* start *
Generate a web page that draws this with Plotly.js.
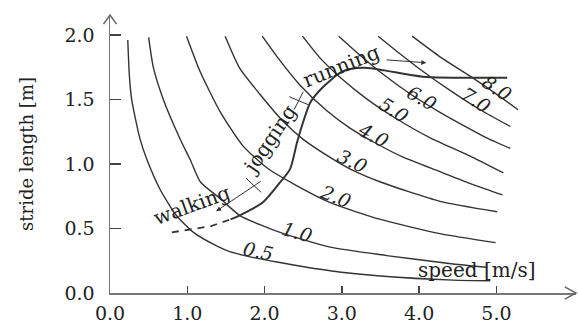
<!DOCTYPE html>
<html>
<head>
<meta charset="utf-8">
<script src="https://cdn.plot.ly/plotly-3.0.1.min.js"></script>
<style>html,body{margin:0;padding:0;background:#fff;}#chart{width:578px;height:323px;}</style>
</head>
<body>
<div id="chart"></div>
<script>
// Iso-speed curves (speed labels)
const speedLabels = ['0.5','1.0','2.0','3.0','4.0','5.0','6.0','7.0','8.0'];
const c05x = [0.23,0.25,0.28,0.39,0.48,0.65,0.86,1.08,1.38,1.55,1.77,2.16,2.85,3.50,4.44,4.92];
const c05y = [1.96,1.69,1.50,1.19,1.03,0.80,0.60,0.47,0.365,0.32,0.286,0.24,0.172,0.132,0.10,0.095];
const c10x = [0.50,0.56,0.69,0.91,1.04,1.17,1.43,1.68,1.98,2.20,2.85,3.58,4.44,4.88];
const c10y = [1.98,1.75,1.50,1.19,1.03,0.86,0.73,0.60,0.52,0.47,0.355,0.29,0.225,0.20];
const c20x = [0.99,1.17,1.43,1.72,2.03,2.42,2.85,3.50,4.27,4.99];
const c20y = [1.99,1.71,1.40,1.14,0.97,0.83,0.70,0.57,0.46,0.39];
const c30x = [1.49,1.68,1.94,2.24,2.50,2.89,3.11,3.50,4.27,5.01];
const c30y = [1.99,1.74,1.54,1.33,1.19,1.035,0.96,0.86,0.71,0.63];
const c40x = [1.97,2.20,2.46,2.81,3.10,3.41,3.80,4.27,4.70,5.08];
const c40y = [1.99,1.80,1.61,1.41,1.28,1.17,1.05,0.94,0.84,0.76];
const c50x = [2.49,2.72,2.98,3.33,3.68,4.15,4.66,5.09];
const c50y = [1.99,1.82,1.67,1.50,1.36,1.20,1.06,0.93];
const c60x = [2.96,3.24,3.50,3.89,4.27,4.66,4.88,5.18];
const c60y = [1.99,1.84,1.71,1.54,1.40,1.27,1.20,1.12];
const c70x = [3.47,3.76,4.02,4.40,4.79,5.18];
const c70y = [1.99,1.85,1.73,1.57,1.42,1.29];
const c80x = [3.91,4.27,4.66,5.05,5.28];
const c80y = [1.99,1.83,1.68,1.52,1.42];

// Gait path (walking -> jogging -> running)
const walkDashX = [0.80,1.08,1.30,1.56];
const walkDashY = [0.47,0.494,0.517,0.571];
const gaitX = [1.56,1.68,1.98,2.20,2.33,2.42,2.51,2.59,2.76,2.98,3.11,3.30,3.55,4.05,5.14];
const gaitY = [0.571,0.602,0.703,0.857,0.96,1.166,1.344,1.475,1.598,1.707,1.735,1.745,1.725,1.676,1.668];

// Axis ticks
const xTickVals = [0,1,2,3,4,5];
const xTickText = ['0.0','1.0','2.0','3.0','4.0','5.0'];
const yTickVals = [0,0.5,1.0,1.5,2.0];
const yTickText = ['0.0','0.5','1.0','1.5','2.0'];

const curvesX = [c05x,c10x,c20x,c30x,c40x,c50x,c60x,c70x,c80x];
const curvesY = [c05y,c10y,c20y,c30y,c40y,c50y,c60y,c70y,c80y];

const lineColor = '#333333';
const textColor = '#222222';
const serif = 'DejaVu Serif';

const traces = curvesX.map((xs, i) => ({
  x: xs, y: curvesY[i], type: 'scatter', mode: 'lines', name: speedLabels[i],
  line: {color: lineColor, width: 1.4, shape: 'spline', smoothing: 0.6},
  hoverinfo: 'skip', showlegend: false
}));
traces.push({x: walkDashX, y: walkDashY, type: 'scatter', mode: 'lines',
  line: {color: lineColor, width: 1.8, dash: '7px,6px'}, hoverinfo: 'skip', showlegend: false});
traces.push({x: gaitX, y: gaitY, type: 'scatter', mode: 'lines',
  line: {color: lineColor, width: 2, shape: 'spline', smoothing: 0.7}, hoverinfo: 'skip', showlegend: false});

// speed label placement
const labelPos = [
  [1.917,0.324,12],[2.42,0.471,16],[2.915,0.749,22],[3.135,1.019,26],[3.41,1.228,28],
  [3.68,1.421,32],[4.04,1.514,30],[4.74,1.498,32],[5.01,1.591,33]
];
const annotations = speedLabels.map((t, i) => ({
  x: labelPos[i][0], y: labelPos[i][1], xref: 'x', yref: 'y', text: t, showarrow: false,
  textangle: labelPos[i][2], font: {family: serif, size: 19, color: textColor, style: 'italic'}
}));
annotations.push(
  {x: 1.06, y: 0.68, text: 'walking', showarrow: false, textangle: -20,
   font: {family: serif, size: 20, color: textColor}},
  {x: 2.07, y: 1.19, text: 'jogging', showarrow: false, textangle: -56,
   font: {family: serif, size: 20, color: textColor}},
  {x: 2.99, y: 1.76, text: 'running', showarrow: false, textangle: -22,
   font: {family: serif, size: 20, color: textColor}},
  {x: 4.74, y: 0.178, text: 'speed [m/s]', showarrow: false,
   font: {family: serif, size: 20, color: textColor}},
  // walking arrow
  {x: 1.373, y: 0.633, ax: 1.969, ay: 0.873, axref: 'x', ayref: 'y', xref: 'x', yref: 'y',
   text: '', showarrow: true, arrowhead: 2, arrowsize: 1, arrowwidth: 1, arrowcolor: lineColor},
  // running arrow
  {x: 4.093, y: 1.784, ax: 3.56, ay: 1.807, axref: 'x', ayref: 'y', xref: 'x', yref: 'y',
   text: '', showarrow: true, arrowhead: 2, arrowsize: 1, arrowwidth: 1, arrowcolor: lineColor}
);

const shapes = [
  // gait separators
  {type: 'line', xref: 'x', yref: 'y', x0: 1.762, y0: 0.888, x1: 1.956, y1: 0.780, line: {color: lineColor, width: 1}},
  {type: 'line', xref: 'x', yref: 'y', x0: 2.319, y0: 1.521, x1: 2.565, y1: 1.459, line: {color: lineColor, width: 1}},
  {type: 'line', xref: 'x', yref: 'y', x0: 2.383, y0: 1.421, x1: 2.50, y1: 1.56, line: {color: lineColor, width: 1}},
  // axis arrowheads
  {type: 'path', xref: 'paper', yref: 'paper', path: 'M 0.976 0.022 L 1 0 L 0.976 -0.022',
   line: {color: '#666', width: 1.5}},
  {type: 'path', xref: 'paper', yref: 'paper', path: 'M -0.014 0.967 L 0 1 L 0.014 0.967',
   line: {color: '#666', width: 1.5}}
];

const layout = {
  width: 578, height: 323,
  margin: {l: 110, r: 2, t: 15, b: 30, pad: 0},
  paper_bgcolor: '#fff', plot_bgcolor: '#fff',
  showlegend: false,
  xaxis: {
    range: [0, 6.03], tickvals: xTickVals, ticktext: xTickText,
    ticks: 'inside', ticklen: 7, tickwidth: 1.5, tickcolor: '#444',
    showline: true, linecolor: '#777', linewidth: 1.5, showgrid: false, zeroline: false,
    ticklabelstandoff: 3,
    tickfont: {family: serif, size: 19, color: textColor}, fixedrange: true
  },
  yaxis: {
    range: [0, 2.154], tickvals: yTickVals, ticktext: yTickText,
    ticks: 'inside', ticklen: 11, tickwidth: 1.5, tickcolor: '#444',
    showline: true, linecolor: '#777', linewidth: 1.5, showgrid: false, zeroline: false,
    ticklabelstandoff: 10,
    tickfont: {family: serif, size: 19, color: textColor}, fixedrange: true,
    title: {text: 'stride length [m]', font: {family: serif, size: 18, color: textColor}, standoff: 26}
  },
  annotations: annotations,
  shapes: shapes
};

Plotly.newPlot('chart', traces, layout, {displayModeBar: false, staticPlot: true});
</script>
</body>
</html>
* end *
Given exercise » Except for the pictures, reproduce every line exactly.

Solution below »
Generate a web page that draws this with Plotly.js.
<!DOCTYPE html>
<html>
<head>
<meta charset="utf-8">
<script src="https://cdn.plot.ly/plotly-3.0.1.min.js"></script>
<style>html,body{margin:0;padding:0;background:#fff;}#chart{width:578px;height:323px;}</style>
</head>
<body>
<div id="chart"></div>
<script>
// Iso-speed curves (speed labels)
const speedLabels = ['0.5','1.0','2.0','3.0','4.0','5.0','6.0','7.0','8.0'];
const c05x = [0.23,0.25,0.28,0.39,0.48,0.65,0.86,1.08,1.38,1.55,1.77,2.16,2.85,3.50,4.44,4.92];
const c05y = [1.96,1.69,1.50,1.19,1.03,0.80,0.60,0.47,0.365,0.32,0.286,0.24,0.172,0.132,0.10,0.095];
const c10x = [0.50,0.56,0.69,0.91,1.04,1.17,1.43,1.68,1.98,2.20,2.85,3.58,4.44,4.88];
const c10y = [1.98,1.75,1.50,1.19,1.03,0.86,0.73,0.60,0.52,0.47,0.355,0.29,0.225,0.20];
const c20x = [0.99,1.17,1.43,1.72,2.03,2.42,2.85,3.50,4.27,4.99];
const c20y = [1.99,1.71,1.40,1.14,0.97,0.83,0.70,0.57,0.46,0.39];
const c30x = [1.49,1.68,1.94,2.24,2.50,2.89,3.11,3.50,4.27,5.01];
const c30y = [1.99,1.74,1.54,1.33,1.19,1.035,0.96,0.86,0.71,0.63];
const c40x = [1.97,2.20,2.46,2.81,3.10,3.41,3.80,4.27,4.70,5.08];
const c40y = [1.99,1.80,1.61,1.41,1.28,1.17,1.05,0.94,0.84,0.76];
const c50x = [2.49,2.72,2.98,3.33,3.68,4.15,4.66,5.09];
const c50y = [1.99,1.82,1.67,1.50,1.36,1.20,1.06,0.93];
const c60x = [2.96,3.24,3.50,3.89,4.27,4.66,4.88,5.18];
const c60y = [1.99,1.84,1.71,1.54,1.40,1.27,1.20,1.12];
const c70x = [3.47,3.76,4.02,4.40,4.79,5.18];
const c70y = [1.99,1.85,1.73,1.57,1.42,1.29];
const c80x = [3.91,4.27,4.66,5.05,5.28];
const c80y = [1.99,1.83,1.68,1.52,1.42];

// Gait path (walking -> jogging -> running)
const walkDashX = [0.80,1.08,1.30,1.56];
const walkDashY = [0.47,0.494,0.517,0.571];
const gaitX = [1.56,1.68,1.98,2.20,2.33,2.42,2.51,2.59,2.76,2.98,3.11,3.30,3.55,4.05,5.14];
const gaitY = [0.571,0.602,0.703,0.857,0.96,1.166,1.344,1.475,1.598,1.707,1.735,1.745,1.725,1.676,1.668];

// Axis ticks
const xTickVals = [0,1,2,3,4,5];
const xTickText = ['0.0','1.0','2.0','3.0','4.0','5.0'];
const yTickVals = [0,0.5,1.0,1.5,2.0];
const yTickText = ['0.0','0.5','1.0','1.5','2.0'];

const curvesX = [c05x,c10x,c20x,c30x,c40x,c50x,c60x,c70x,c80x];
const curvesY = [c05y,c10y,c20y,c30y,c40y,c50y,c60y,c70y,c80y];

const lineColor = '#333333';
const textColor = '#222222';
const serif = 'DejaVu Serif';

const traces = curvesX.map((xs, i) => ({
  x: xs, y: curvesY[i], type: 'scatter', mode: 'lines', name: speedLabels[i],
  line: {color: lineColor, width: 1.4, shape: 'spline', smoothing: 0.6},
  hoverinfo: 'skip', showlegend: false
}));
traces.push({x: walkDashX, y: walkDashY, type: 'scatter', mode: 'lines',
  line: {color: lineColor, width: 1.8, dash: '7px,6px'}, hoverinfo: 'skip', showlegend: false});
traces.push({x: gaitX, y: gaitY, type: 'scatter', mode: 'lines',
  line: {color: lineColor, width: 2, shape: 'spline', smoothing: 0.7}, hoverinfo: 'skip', showlegend: false});

// speed label placement
const labelPos = [
  [1.917,0.324,12],[2.42,0.471,16],[2.915,0.749,22],[3.135,1.019,26],[3.41,1.228,28],
  [3.68,1.421,32],[4.04,1.514,30],[4.74,1.498,32],[5.01,1.591,33]
];
const annotations = speedLabels.map((t, i) => ({
  x: labelPos[i][0], y: labelPos[i][1], xref: 'x', yref: 'y', text: t, showarrow: false,
  textangle: labelPos[i][2], font: {family: serif, size: 19, color: textColor, style: 'italic'}
}));
annotations.push(
  {x: 1.06, y: 0.68, text: 'walking', showarrow: false, textangle: -20,
   font: {family: serif, size: 20, color: textColor}},
  {x: 2.07, y: 1.19, text: 'jogging', showarrow: false, textangle: -56,
   font: {family: serif, size: 20, color: textColor}},
  {x: 2.99, y: 1.76, text: 'running', showarrow: false, textangle: -22,
   font: {family: serif, size: 20, color: textColor}},
  {x: 4.74, y: 0.178, text: 'speed [m/s]', showarrow: false,
   font: {family: serif, size: 20, color: textColor}},
  // walking arrow
  {x: 1.373, y: 0.633, ax: 1.969, ay: 0.873, axref: 'x', ayref: 'y', xref: 'x', yref: 'y',
   text: '', showarrow: true, arrowhead: 2, arrowsize: 1, arrowwidth: 1, arrowcolor: lineColor},
  // running arrow
  {x: 4.093, y: 1.784, ax: 3.56, ay: 1.807, axref: 'x', ayref: 'y', xref: 'x', yref: 'y',
   text: '', showarrow: true, arrowhead: 2, arrowsize: 1, arrowwidth: 1, arrowcolor: lineColor}
);

const shapes = [
  // gait separators
  {type: 'line', xref: 'x', yref: 'y', x0: 1.762, y0: 0.888, x1: 1.956, y1: 0.780, line: {color: lineColor, width: 1}},
  {type: 'line', xref: 'x', yref: 'y', x0: 2.319, y0: 1.521, x1: 2.565, y1: 1.459, line: {color: lineColor, width: 1}},
  {type: 'line', xref: 'x', yref: 'y', x0: 2.383, y0: 1.421, x1: 2.50, y1: 1.56, line: {color: lineColor, width: 1}},
  // axis arrowheads
  {type: 'path', xref: 'paper', yref: 'paper', path: 'M 0.976 0.022 L 1 0 L 0.976 -0.022',
   line: {color: '#666', width: 1.5}},
  {type: 'path', xref: 'paper', yref: 'paper', path: 'M -0.014 0.967 L 0 1 L 0.014 0.967',
   line: {color: '#666', width: 1.5}}
];

const layout = {
  width: 578, height: 323,
  margin: {l: 110, r: 2, t: 15, b: 30, pad: 0},
  paper_bgcolor: '#fff', plot_bgcolor: '#fff',
  showlegend: false,
  xaxis: {
    range: [0, 6.03], tickvals: xTickVals, ticktext: xTickText,
    ticks: 'inside', ticklen: 7, tickwidth: 1.5, tickcolor: '#444',
    showline: true, linecolor: '#777', linewidth: 1.5, showgrid: false, zeroline: false,
    ticklabelstandoff: 3,
    tickfont: {family: serif, size: 19, color: textColor}, fixedrange: true
  },
  yaxis: {
    range: [0, 2.154], tickvals: yTickVals, ticktext: yTickText,
    ticks: 'inside', ticklen: 11, tickwidth: 1.5, tickcolor: '#444',
    showline: true, linecolor: '#777', linewidth: 1.5, showgrid: false, zeroline: false,
    ticklabelstandoff: 10,
    tickfont: {family: serif, size: 19, color: textColor}, fixedrange: true,
    title: {text: 'stride length [m]', font: {family: serif, size: 18, color: textColor}, standoff: 26}
  },
  annotations: annotations,
  shapes: shapes
};

Plotly.newPlot('chart', traces, layout, {displayModeBar: false, staticPlot: true});
</script>
</body>
</html>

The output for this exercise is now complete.